_Task to carry out_
Copy the material below verbatim from the line with "Generate a Python" to the line with "plt.rcParams['font.family'] = ['Roboto', 'DejaVu", both lines included, omitting pictures and every line outside that range.

_Given records_
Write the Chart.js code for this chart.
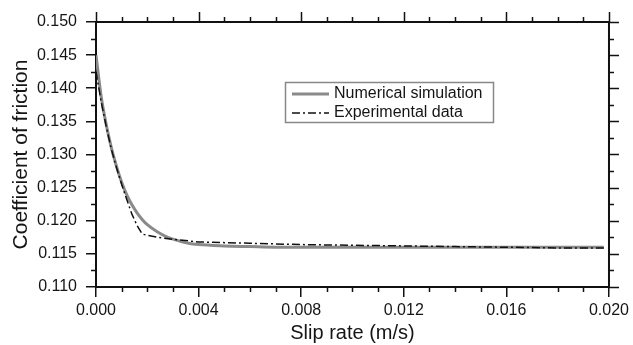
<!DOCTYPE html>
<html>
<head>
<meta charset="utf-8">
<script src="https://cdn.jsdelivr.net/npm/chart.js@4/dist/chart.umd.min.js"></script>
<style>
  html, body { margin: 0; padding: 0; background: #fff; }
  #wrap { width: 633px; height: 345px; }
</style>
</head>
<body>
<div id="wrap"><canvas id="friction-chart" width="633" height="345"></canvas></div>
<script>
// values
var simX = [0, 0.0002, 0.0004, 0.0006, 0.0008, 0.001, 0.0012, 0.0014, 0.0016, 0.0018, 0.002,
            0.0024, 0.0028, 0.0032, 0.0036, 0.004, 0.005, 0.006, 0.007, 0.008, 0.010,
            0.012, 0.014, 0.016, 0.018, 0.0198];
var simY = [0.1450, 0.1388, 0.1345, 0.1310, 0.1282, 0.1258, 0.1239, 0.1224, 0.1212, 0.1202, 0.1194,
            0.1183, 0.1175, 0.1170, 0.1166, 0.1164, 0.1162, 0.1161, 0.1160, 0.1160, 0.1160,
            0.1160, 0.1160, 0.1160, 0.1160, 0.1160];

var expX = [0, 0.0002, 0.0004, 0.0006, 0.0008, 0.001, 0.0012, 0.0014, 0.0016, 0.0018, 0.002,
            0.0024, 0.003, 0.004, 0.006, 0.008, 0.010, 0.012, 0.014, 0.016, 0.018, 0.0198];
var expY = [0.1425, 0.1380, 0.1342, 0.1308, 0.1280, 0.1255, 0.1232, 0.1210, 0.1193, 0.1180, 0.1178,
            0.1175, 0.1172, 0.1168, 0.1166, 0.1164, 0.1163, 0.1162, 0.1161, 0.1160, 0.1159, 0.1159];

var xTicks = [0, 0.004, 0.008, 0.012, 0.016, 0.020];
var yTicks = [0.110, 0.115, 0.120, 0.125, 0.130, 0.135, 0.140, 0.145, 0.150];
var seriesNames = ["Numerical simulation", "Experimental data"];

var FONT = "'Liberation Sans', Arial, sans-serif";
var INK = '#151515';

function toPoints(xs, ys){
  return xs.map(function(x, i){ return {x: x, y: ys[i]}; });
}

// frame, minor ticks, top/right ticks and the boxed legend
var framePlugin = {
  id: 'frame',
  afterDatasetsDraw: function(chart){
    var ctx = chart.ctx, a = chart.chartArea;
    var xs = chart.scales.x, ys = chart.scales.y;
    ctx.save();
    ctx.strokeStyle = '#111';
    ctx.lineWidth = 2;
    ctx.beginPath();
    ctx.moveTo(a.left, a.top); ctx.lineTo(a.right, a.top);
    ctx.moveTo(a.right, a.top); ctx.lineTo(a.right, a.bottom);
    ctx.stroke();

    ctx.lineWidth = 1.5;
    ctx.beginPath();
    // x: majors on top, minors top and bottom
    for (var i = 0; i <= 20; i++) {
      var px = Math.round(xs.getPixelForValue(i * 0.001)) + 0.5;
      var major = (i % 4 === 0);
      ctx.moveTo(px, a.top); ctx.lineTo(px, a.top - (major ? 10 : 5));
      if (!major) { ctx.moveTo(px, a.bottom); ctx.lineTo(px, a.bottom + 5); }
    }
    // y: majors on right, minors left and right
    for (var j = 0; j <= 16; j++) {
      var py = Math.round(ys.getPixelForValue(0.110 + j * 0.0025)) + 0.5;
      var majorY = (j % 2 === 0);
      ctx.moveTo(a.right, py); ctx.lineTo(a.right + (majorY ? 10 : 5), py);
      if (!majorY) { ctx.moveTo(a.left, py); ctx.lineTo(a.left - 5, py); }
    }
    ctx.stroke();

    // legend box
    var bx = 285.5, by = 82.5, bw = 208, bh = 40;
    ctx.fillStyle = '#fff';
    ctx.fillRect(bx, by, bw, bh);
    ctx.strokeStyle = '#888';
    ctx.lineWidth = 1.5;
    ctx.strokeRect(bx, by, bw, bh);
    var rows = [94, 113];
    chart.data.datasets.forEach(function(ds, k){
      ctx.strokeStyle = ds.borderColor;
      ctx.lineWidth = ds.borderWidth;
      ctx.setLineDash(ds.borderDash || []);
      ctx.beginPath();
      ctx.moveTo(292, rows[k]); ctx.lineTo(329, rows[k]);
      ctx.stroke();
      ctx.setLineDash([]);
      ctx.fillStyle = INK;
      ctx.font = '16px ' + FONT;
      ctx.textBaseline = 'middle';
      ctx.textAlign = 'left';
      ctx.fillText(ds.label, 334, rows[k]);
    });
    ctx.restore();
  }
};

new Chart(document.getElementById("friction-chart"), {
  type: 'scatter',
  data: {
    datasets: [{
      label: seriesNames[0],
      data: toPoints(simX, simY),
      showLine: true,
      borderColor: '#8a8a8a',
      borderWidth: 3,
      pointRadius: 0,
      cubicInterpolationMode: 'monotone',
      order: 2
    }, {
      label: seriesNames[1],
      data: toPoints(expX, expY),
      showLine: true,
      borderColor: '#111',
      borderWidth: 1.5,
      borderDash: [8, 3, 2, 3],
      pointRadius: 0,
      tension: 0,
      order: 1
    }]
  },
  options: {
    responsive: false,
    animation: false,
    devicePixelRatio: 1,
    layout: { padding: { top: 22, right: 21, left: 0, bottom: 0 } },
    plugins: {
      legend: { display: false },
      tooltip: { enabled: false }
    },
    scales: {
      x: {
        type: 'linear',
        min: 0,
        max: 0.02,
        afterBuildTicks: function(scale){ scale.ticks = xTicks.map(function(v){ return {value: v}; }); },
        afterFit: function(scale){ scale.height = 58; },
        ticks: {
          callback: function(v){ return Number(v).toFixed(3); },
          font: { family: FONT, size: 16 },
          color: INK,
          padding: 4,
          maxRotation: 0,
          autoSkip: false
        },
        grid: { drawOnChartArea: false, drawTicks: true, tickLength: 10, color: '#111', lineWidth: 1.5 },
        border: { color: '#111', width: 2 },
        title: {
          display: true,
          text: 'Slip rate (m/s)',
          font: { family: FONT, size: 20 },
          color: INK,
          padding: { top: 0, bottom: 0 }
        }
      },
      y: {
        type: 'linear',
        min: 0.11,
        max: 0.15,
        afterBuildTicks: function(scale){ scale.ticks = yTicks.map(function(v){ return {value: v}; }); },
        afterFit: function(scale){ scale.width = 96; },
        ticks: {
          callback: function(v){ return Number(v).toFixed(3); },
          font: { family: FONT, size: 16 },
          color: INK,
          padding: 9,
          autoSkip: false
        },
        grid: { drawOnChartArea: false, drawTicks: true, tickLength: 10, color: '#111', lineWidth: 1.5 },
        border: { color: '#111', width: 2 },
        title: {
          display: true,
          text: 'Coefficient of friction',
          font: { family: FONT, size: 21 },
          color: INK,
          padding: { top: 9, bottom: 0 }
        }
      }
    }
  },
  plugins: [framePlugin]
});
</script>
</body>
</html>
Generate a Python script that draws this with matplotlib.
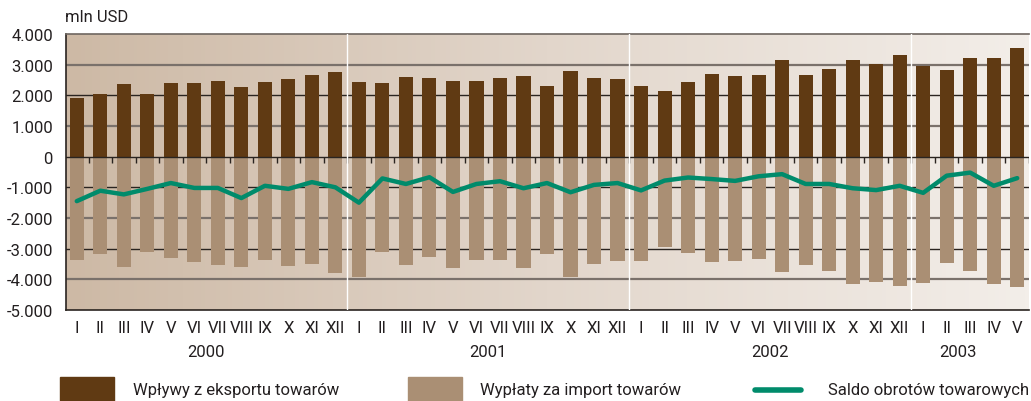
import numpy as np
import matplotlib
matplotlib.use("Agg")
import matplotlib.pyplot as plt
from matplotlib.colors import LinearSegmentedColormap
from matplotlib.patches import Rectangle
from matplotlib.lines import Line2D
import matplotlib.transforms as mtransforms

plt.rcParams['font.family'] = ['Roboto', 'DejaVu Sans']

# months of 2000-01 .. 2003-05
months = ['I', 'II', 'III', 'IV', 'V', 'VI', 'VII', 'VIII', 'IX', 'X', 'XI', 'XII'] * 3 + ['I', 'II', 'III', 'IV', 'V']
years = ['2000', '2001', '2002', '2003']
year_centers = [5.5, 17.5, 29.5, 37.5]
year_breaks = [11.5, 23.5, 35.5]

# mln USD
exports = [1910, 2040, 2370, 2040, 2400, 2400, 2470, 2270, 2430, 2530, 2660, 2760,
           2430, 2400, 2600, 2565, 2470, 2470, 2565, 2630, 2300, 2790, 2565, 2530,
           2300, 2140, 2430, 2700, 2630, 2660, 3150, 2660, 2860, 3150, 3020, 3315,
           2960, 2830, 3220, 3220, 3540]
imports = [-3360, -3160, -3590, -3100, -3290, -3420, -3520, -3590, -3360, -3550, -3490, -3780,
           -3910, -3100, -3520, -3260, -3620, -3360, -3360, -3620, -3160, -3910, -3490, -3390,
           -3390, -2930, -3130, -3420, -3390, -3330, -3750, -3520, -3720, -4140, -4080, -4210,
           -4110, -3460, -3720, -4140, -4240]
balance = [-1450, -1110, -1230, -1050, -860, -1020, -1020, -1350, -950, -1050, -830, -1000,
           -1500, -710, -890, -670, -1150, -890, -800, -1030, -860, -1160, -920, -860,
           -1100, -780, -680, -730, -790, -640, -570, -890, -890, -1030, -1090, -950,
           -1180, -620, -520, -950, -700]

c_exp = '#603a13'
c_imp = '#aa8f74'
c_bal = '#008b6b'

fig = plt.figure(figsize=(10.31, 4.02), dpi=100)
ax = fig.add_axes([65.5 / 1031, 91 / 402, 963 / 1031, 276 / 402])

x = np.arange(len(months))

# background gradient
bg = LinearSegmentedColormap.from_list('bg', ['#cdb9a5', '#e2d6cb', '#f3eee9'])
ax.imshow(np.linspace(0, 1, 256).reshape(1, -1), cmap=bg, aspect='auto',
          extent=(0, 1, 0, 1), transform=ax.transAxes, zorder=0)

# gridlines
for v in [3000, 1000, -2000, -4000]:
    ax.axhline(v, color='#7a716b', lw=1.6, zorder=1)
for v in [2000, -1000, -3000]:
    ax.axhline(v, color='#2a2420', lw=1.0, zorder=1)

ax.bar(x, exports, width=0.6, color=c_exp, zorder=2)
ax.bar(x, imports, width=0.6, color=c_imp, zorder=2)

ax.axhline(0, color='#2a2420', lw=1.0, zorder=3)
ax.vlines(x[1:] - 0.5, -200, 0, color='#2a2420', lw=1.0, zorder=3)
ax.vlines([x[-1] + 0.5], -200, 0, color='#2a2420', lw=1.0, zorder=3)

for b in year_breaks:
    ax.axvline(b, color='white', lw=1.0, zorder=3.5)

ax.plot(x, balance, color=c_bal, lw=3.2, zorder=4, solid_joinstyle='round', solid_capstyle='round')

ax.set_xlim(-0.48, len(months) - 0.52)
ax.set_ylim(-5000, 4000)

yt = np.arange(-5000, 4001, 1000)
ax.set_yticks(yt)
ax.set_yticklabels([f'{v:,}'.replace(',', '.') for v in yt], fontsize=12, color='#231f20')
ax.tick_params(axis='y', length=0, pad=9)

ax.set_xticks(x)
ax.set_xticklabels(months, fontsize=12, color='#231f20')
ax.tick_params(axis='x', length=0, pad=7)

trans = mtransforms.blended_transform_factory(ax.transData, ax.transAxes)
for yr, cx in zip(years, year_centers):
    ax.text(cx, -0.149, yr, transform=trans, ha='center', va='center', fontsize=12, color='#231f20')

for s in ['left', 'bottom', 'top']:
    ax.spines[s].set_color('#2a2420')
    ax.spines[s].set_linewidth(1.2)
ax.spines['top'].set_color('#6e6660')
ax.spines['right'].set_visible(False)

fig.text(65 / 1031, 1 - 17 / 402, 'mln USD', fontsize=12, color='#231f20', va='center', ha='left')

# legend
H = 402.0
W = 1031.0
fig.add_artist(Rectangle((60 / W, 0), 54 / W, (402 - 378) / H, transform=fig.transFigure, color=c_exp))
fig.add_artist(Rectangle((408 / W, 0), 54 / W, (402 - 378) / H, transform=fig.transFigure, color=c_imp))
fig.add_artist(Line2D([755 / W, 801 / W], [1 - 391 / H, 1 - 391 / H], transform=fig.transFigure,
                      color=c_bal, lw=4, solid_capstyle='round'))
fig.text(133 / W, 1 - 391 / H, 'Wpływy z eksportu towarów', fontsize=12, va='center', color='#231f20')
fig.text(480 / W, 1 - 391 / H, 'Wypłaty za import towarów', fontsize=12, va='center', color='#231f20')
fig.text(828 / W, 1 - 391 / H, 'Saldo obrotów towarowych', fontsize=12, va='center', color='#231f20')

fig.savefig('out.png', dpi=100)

_Solution_
Generate a Python script that draws this with matplotlib.
import numpy as np
import matplotlib
matplotlib.use("Agg")
import matplotlib.pyplot as plt
from matplotlib.colors import LinearSegmentedColormap
from matplotlib.patches import Rectangle
from matplotlib.lines import Line2D
import matplotlib.transforms as mtransforms

plt.rcParams['font.family'] = ['Roboto', 'DejaVu Sans']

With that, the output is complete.